そう! そんな名前だった! 1枚の画なんだけど、筋骨隆々としててウイグル獄長みたいな奴ばっかりいる絵なんだけどね。原先生が「僕は話を考えるのは苦手です」って言われた後に「だけどこの絵。たった1枚の絵だけど考えさせられる。他のどんな手段より雄弁なんですよ」と。

──お~。雄弁。なるほど。描き込み度合いがハンパじゃないから、1枚の絵でもバックボーンや物語を深いところまで考えられる。あるいは絵そのものがそれを物語っている。

たくさんの文章があるより1枚のインパクト。だからめっちゃ描き込むようになっちゃったんですよね。

──事実、北斗の拳から日本マンガのタッチが変わりましたしね。劇画タッチだったり、劇画まではいかなくてもリアルな描写だったり。

そう。原先生のオフィスにお邪魔した時も、鉛筆の数が尋常じゃなくてビックリしたもんなあ。

──そう! そうなんですよね。使い終わったものを入れてるのかって思うくらい、ペン入れの中に鉛筆なんかが入ってて。まるで割り箸を詰め込んでる定食屋みたいな。

あはは。例としては失礼だけど本当にそんな感じ。綺麗に削られた鉛筆が綺麗に入ってる。あれは驚いたというより感動したなあ(※5)。

【※5】
原先生のデスクを撮影した実際の写真。この圧倒的な鉛筆の数は「原先生のこだわりの数」とも言えるのではないか。

──ええ。鉛筆だけでも2BとかHとか種類が多くて。あと、それぞれみんな長さが同じになってて、少しでも短いともう使わないとか。

そういう何千本のペン、鉛筆から選んだものを使って描いてる。でも俺らは毎週ただ読むだけじゃない。下手すりゃ寝て鼻クソほじりながら。

──たしかに。当たり前のようにパパパっと読んだりする時ってありますもんね。

そう。でも、その1コマ1コマがどれだけ大変かっていう話でね。

──以前「マンガ家として死ねるなら本望と思って始めたけどマンガを描いて本当に死にそうになるとは思わなかったよ」と言われてましたね。

うんうん。でも、どれだけの想いで描いてたか、絵を見ても分かるけど、話を聞いてもっと分かって、やっぱりこれは語り継がれるなって思った。

──ええ。語り継がれてしかるべき心血が注がれてますもんね。

あと、ギャグ性だよね。セリフとかコミカルなキャラ。コマクとか(笑)。

──おお。コマク!(※6)

【※6】コマク
アクの強いキャラとして語り継がれるユダの手下。

ダムを決壊させて毒を流し込もうとしてたんだけど、ケンシロウが登場して蹴られちゃう。

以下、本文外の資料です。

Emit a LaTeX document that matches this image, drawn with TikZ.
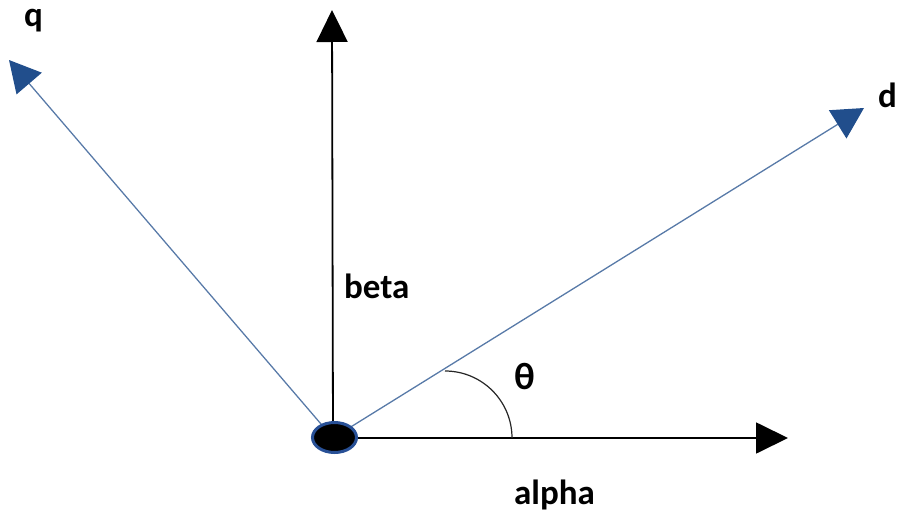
\documentclass[tikz,border=0pt]{standalone}
\usepackage{fontspec}
\setmainfont{Carlito}
\usetikzlibrary{arrows.meta,shapes.geometric}
\definecolor{vecline}{RGB}{88,122,168}
\definecolor{vectip}{RGB}{33,78,140}
\definecolor{rimblue}{RGB}{40,80,150}
\tikzset{
  axis/.style={line width=1.8pt, black, -{Triangle[length=32pt,width=31pt]}},
  vec/.style={line width=1.3pt, vecline, -{Triangle[length=31pt,width=33pt,color=vectip]}},
  lbl/.style={inner sep=0pt, anchor=base west, font=\fontsize{35}{38}\selectfont\bfseries},
}
\begin{document}
\begin{tikzpicture}[x=1pt,y=-1pt]
\useasboundingbox (0,0) rectangle (897,519);
\coordinate (O) at (333,438);
\coordinate (betaTip) at (332,10);
\coordinate (alphaTip) at (788,438);
\coordinate (qTip) at (9,60);
\coordinate (dTip) at (864,108);
\coordinate (arcA) at (445,371);
\coordinate (arcB) at (512,438);
\draw[axis] (O) -- (betaTip);
\draw[axis] (O) -- (alphaTip);
\draw[vec] (O) -- (qTip);
\draw[vec] (O) -- (dTip);
\draw[line width=1.2pt, black!85] (arcA) .. controls (482,371) and (512,401) .. (arcB);
\node[draw=rimblue, line width=3pt, fill=black, ellipse, minimum width=44pt, minimum height=30pt, inner sep=0pt] (Odot) at (334.5,437.5) {};
\node[lbl] (q) at (24,27) {q};
\node[lbl] (d) at (878,107) {d};
\node[lbl] (beta) at (344,298) {beta};
\node[lbl] (alpha) at (514,504) {alpha};
\node[lbl, font=\fontsize{38}{40}\selectfont\bfseries] (theta) at (514,389) {θ};
\end{tikzpicture}
\end{document}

──冷静な顔で「こんなところで出すんじゃない」って言われて。

あれ、いちばんノッて描いてる時期のひとつだって言ってたなあ。そういう描写は原作に足したり膨らませたりするところだから、割と自由に遊んでるというか。

──でも、天野さん。それって、読んでる時にギャグテイストだと解釈してましたか? コマクの間抜けな死に方もそうだし、あとは断末魔。有名どころの「あべし」系、あとは「ぱっびぶっぺっぽおっ!」とか(※7)。

【※7】ぱっびぶっぺっぽおっ!
ジャギの胸像の前に民衆を集め「あのお方の名を言ってみろ!」と凄んでいたジャギの手下。名前を言えなかった民衆にノコギリを持たせ他人の首を切らせるという残虐行為を行っていたが、現れたケンシロウに脳天からノコギリを入れられ最後に「ぽおっ」の断末魔を残し死んでしまう。

ぱっびぶっぺっぽおっ! たしかにそのあたりは「死ぬ時にそんなこと言わないだろ」程度だったかなあ。

──ギャグと解釈、もしくは認識しないというよりは、そんなつもりで描いてるとは思ってなかった的な。

やっぱり描写がエグいし、少年誌というのもあったから、自然とそういう部分にギャグの要素を入れるぐらいの感覚だったかもしれないね。

──ええ。大人になってからは「ここ遊んでるな~」とか分かるようになったんですけどね。

うんうん。大人になると、ストーリーの深さが分かって来るよね。